Dans une déclaration à l’AFP, Fnac Darty déplore une sanction « prise sans égard suffisant pour la forte désorganisation générée par la pandémie », et annonce contester ces amendes devant les juridictions compétentes. Le groupe évoque également d’autres affaires similaires où les montants ont été revus à la baisse en justice après réexamen des circonstances.
Mais au-delà de ce cas emblématique, c’est une pratique systémique qui fragilise l’économie française. D’après la Banque de France, en 2024, les retards de paiement se sont détériorés pour repasser au-dessus de la moyenne européenne, avec 13,6 jours de retard moyen, affectant principalement les petites et moyennes entreprises, souvent dépendantes de la régularité de leurs flux financiers.
Seules 50 % des grandes entreprises paient dans les délais. Sans ces retards, les PME auraient gagné 15 milliards d’euros de trésorerie en 2024
alerte la Banque de France dans son rapport de juillet.
🗜 Durcir les sanctions pour protéger les PME
Face à ce fléau économique, le gouvernement souhaite passer à la vitesse supérieure. Mi-juillet, le Premier ministre François Bayrou a annoncé un projet de réforme pour alourdir les sanctions contre les mauvais payeurs, en introduisant une amende proportionnelle pouvant atteindre jusqu’à 1 % du chiffre d’affaires des entreprises fautives.
L’objectif est clair : réprimer des comportements qui mettent en danger le tissu économique, en particulier les sous-traitants et fournisseurs des grandes structures. « Il s’agit de l’un des problèmes fondamentaux auxquels les entreprises et notamment les PME se trouvent confrontées », a déclaré François Bayrou.
Cette orientation est également soutenue par les médiateurs de l’Entreprise et du Crédit, qui réclament depuis plusieurs mois une plus grande sévérité, faute de quoi les pratiques abusives perdureront. À ce jour, l’amende maximale s’élève à 2 millions d’euros, un montant jugé peu dissuasif au regard des capacités financières des grandes entreprises.
L’affaire Fnac Darty, par son ampleur symbolique, pourrait donc faire figure de catalyseur d’un nouveau virage législatif. En sanctionnant davantage le non-respect des délais, l’État espère préserver la liquidité des TPE-PME, considérées comme la colonne vertébrale de l’économie française.
👁️🗨️ L’œil de l’expert : une question de discipline
Jean-Luc Baudrier, consultant en droit des affaires, résume la problématique :
Ce n’est pas le montant de l’amende qui changera les pratiques, mais la systématisation des contrôles et une volonté politique de rendre les retards réellement coûteux. L’exemplarité de quelques sanctions bien ciblées pourrait avoir un effet dissuasif à large échelle.

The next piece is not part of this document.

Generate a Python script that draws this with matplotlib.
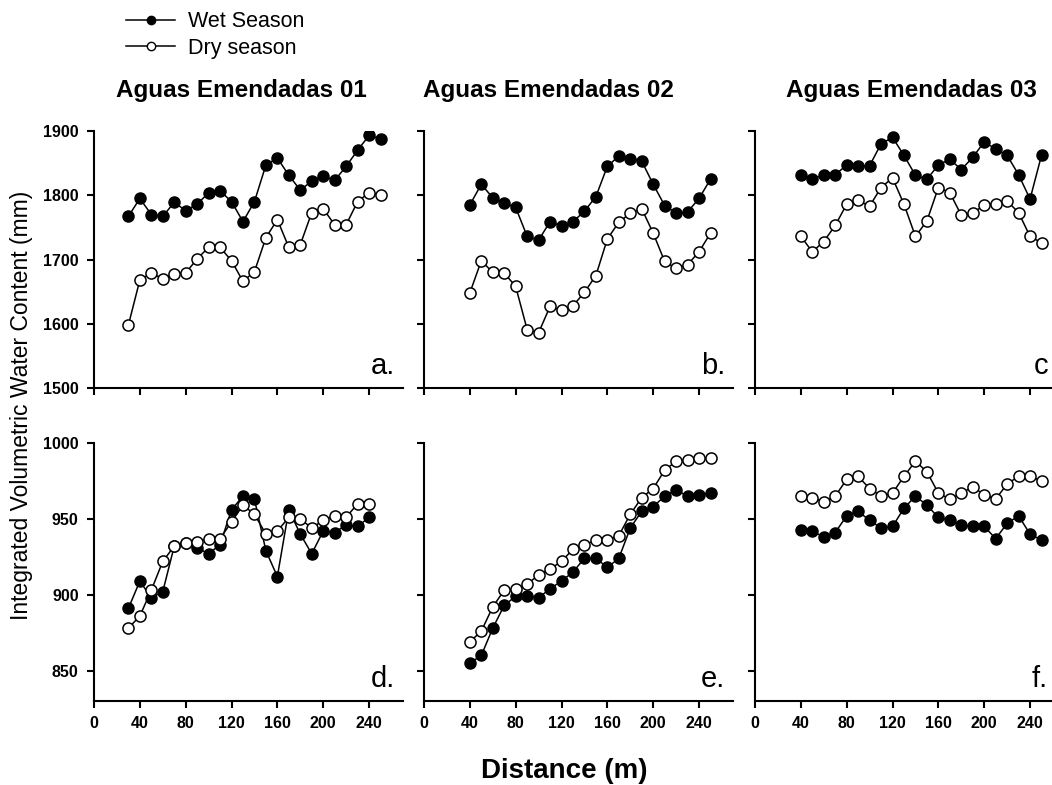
import numpy as np
import matplotlib.pyplot as plt

plt.rcParams['font.family'] = ['Liberation Sans', 'DejaVu Sans']

# distances (m)
dist_a = list(range(30, 260, 10))
dist_d = list(range(30, 250, 10))
dist_bc = list(range(40, 260, 10))

# Aguas Emendadas 01 (top)
wet_a = [1767, 1795, 1770, 1767, 1789, 1776, 1786, 1804, 1807, 1790, 1759, 1790,
         1847, 1858, 1831, 1808, 1822, 1830, 1823, 1845, 1870, 1893, 1888]
dry_a = [1598, 1668, 1679, 1670, 1678, 1679, 1701, 1719, 1719, 1698, 1666, 1681,
         1734, 1762, 1719, 1723, 1773, 1779, 1754, 1754, 1790, 1804, 1801]
# Aguas Emendadas 02 (top)
wet_b = [1785, 1817, 1796, 1788, 1781, 1736, 1730, 1759, 1752, 1759, 1775, 1798,
         1845, 1861, 1857, 1853, 1817, 1784, 1772, 1774, 1795, 1825]
dry_b = [1648, 1698, 1680, 1679, 1658, 1591, 1586, 1627, 1621, 1628, 1649, 1675,
         1732, 1758, 1772, 1779, 1741, 1697, 1686, 1692, 1712, 1741]
# Aguas Emendadas 03 (top)
wet_c = [1832, 1826, 1831, 1832, 1847, 1845, 1846, 1880, 1890, 1862, 1831, 1825,
         1847, 1856, 1840, 1859, 1883, 1872, 1862, 1832, 1794, 1862]
dry_c = [1736, 1712, 1728, 1753, 1786, 1792, 1783, 1812, 1827, 1786, 1736, 1760,
         1812, 1804, 1769, 1772, 1785, 1787, 1791, 1773, 1736, 1726]

# bottom row
wet_d = [891, 909, 898, 902, 932, 934, 931, 927, 933, 956, 965, 963,
         929, 912, 956, 940, 927, 942, 941, 946, 945, 951]
dry_d = [878, 886, 903, 922, 932, 934, 935, 937, 937, 948, 959, 953,
         940, 942, 951, 950, 944, 949, 952, 951, 960, 960]
wet_e = [855, 860, 878, 893, 899, 899, 898, 904, 909, 915, 924, 924,
         918, 924, 944, 955, 958, 965, 969, 965, 966, 967]
dry_e = [869, 876, 892, 903, 904, 907, 913, 917, 922, 930, 933, 936,
         936, 939, 953, 964, 970, 982, 988, 989, 990, 990]
wet_f = [943, 942, 938, 941, 952, 955, 949, 944, 945, 957, 965, 959,
         951, 949, 946, 945, 945, 937, 947, 952, 940, 936]
dry_f = [965, 964, 961, 965, 976, 978, 970, 965, 967, 978, 988, 981,
         967, 963, 967, 971, 966, 963, 973, 978, 978, 975]

panels = [
    (dist_a, wet_a, dry_a, 'a.'), (dist_bc, wet_b, dry_b, 'b.'), (dist_bc, wet_c, dry_c, 'c'),
    (dist_d, wet_d, dry_d, 'd.'), (dist_bc, wet_e, dry_e, 'e.'), (dist_bc, wet_f, dry_f, 'f.'),
]
titles = ['Aguas Emendadas 01', 'Aguas Emendadas 02', 'Aguas Emendadas 03']

W, H = 1052, 785
fig = plt.figure(figsize=(W / 100, H / 100), dpi=100)

# third column runs past the right edge of the picture, as in the original
lefts = [94, 424, 755]
axw = 270 * 1.146
rows = [(131, 388), (443, 701)]

axes = []
for i, (x, wet, dry, lab) in enumerate(panels):
    r, c = divmod(i, 3)
    top, bot = rows[r]
    ax = fig.add_axes([lefts[c] / W, 1 - bot / H, axw / W, (bot - top) / H])
    ax.plot(x, wet, '-o', color='black', mfc='black', mec='black', ms=8, lw=1.1, mew=1, zorder=3)
    ax.plot(x, dry, '-o', color='black', mfc='white', mec='black', ms=8, lw=1.1, mew=1.1, zorder=3)
    ax.set_xlim(0, 270)
    ax.set_xticks(range(0, 241, 40))
    if r == 0:
        ax.set_ylim(1500, 1900)
        ax.set_yticks(range(1500, 1901, 100))
    else:
        ax.set_ylim(830, 1000)
        ax.set_yticks([850, 900, 950, 1000])
    for s in ['top', 'right']:
        ax.spines[s].set_visible(False)
    for s in ['left', 'bottom']:
        ax.spines[s].set_linewidth(1.5)
    ax.tick_params(direction='out', length=5, width=1.5, labelsize=11.5, pad=6)
    if c > 0:
        ax.set_yticklabels([])
    if r == 0:
        ax.set_xticklabels([])
    for t in ax.get_xticklabels() + ax.get_yticklabels():
        t.set_fontweight('bold')
    lx = 0.973 if c < 2 else (1048 - lefts[c]) / axw
    ax.text(lx, 0.055, lab, transform=ax.transAxes, ha='right', va='baseline', fontsize=21)
    axes.append(ax)

for cx, t in zip([241, 548, 911], titles):
    fig.text(cx / W, 1 - 97 / H, t, ha='center', va='baseline', fontsize=17.5, fontweight='bold')

fig.text(564 / W, 1 - 771 / H, 'Distance (m)', ha='center', va='center', fontsize=20, fontweight='bold')
fig.text(22 / W, 1 - 405 / H, 'Integrated Volumetric Water Content (mm)', rotation=90,
         ha='center', va='center', fontsize=16.5)

h1, = axes[0].plot([], [], '-o', color='black', mfc='black', ms=6, lw=1.1)
h2, = axes[0].plot([], [], '-o', color='black', mfc='white', ms=6, lw=1.1)
fig.legend([h1, h2], ['Wet Season', 'Dry season'], loc='center left',
           bbox_to_anchor=(115 / W, 1 - 35 / H), frameon=False, fontsize=15.5,
           handlelength=2.3, handletextpad=0.6, labelspacing=0.25, borderpad=0)

fig.savefig('out.png', dpi=100)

Dans un climat où la trésorerie devient une ressource aussi stratégique que rare, le non-respect des délais de paiement apparaît comme une forme de prédation économique, souvent tolérée car difficile à prouver et à sanctionner efficacement. Mais à mesure que les marges des PME se resserrent, le législateur est désormais pressé de changer de paradigme : passer de la prévention molle à la répression assumée.
En résumé, l’amende infligée à Fnac Darty illustre un problème bien plus large. Derrière la façade du cas isolé se cache un mécanisme destructeur pour l’économie réelle, que l’exécutif entend désormais briser avec des sanctions proportionnées et une fermeté inédite.